One more thing - as you will have long running script you must remember that session may block execution of any other requests (if default file based PHP session is used - this will happen for sure)

php maintaining state

This will be a newbie question but I'm learning php for one sole purpose (atm) to implement a solution--everything i've learned about php was learned in the last 18 hours.
The goal is adding indirection to my javascript get requests to allow for cross-domain accesses of another website. I also don't wish to throttle said website and want to put safeguards in place. I can't rely on them being in javascript because that can't account for other peers sending their requests.

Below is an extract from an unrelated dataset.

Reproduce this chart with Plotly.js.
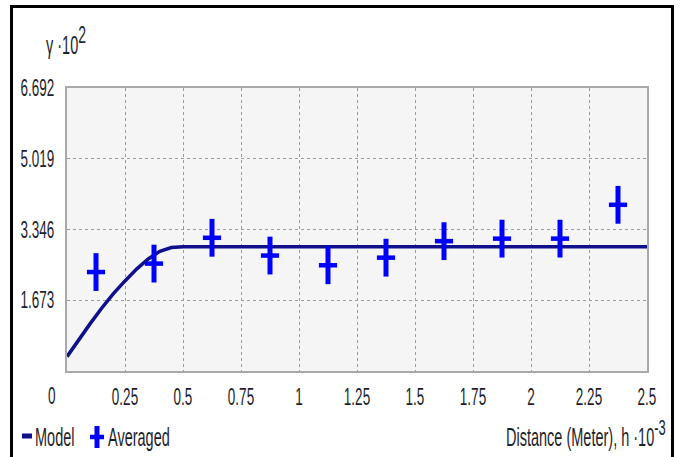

So right now I have the following makeshift code, without any throttling measures:
<?php
$expires = 15;
if(!$_GET["target"])
exit();
$fn = md5($_GET["target"]);
if(!$_GET["cache"]) {
if(!array_search($fn, scandir("cache/")) ||
time() - filemtime($file) > $expires)
echo file_get_contents("cache/".$fn);
else
echo file_get_contents(file);
}
else if($_GET["data"]) {
file_put_contents("cache/".$fn, $_GET["data"]);
}
?>
It works perfectly, as far as I can tell (doesn't account for the improbable checksum clash). Now what I want to know is, and what my search queries in google refuse to procure for me, is how php actually launches and when it ends.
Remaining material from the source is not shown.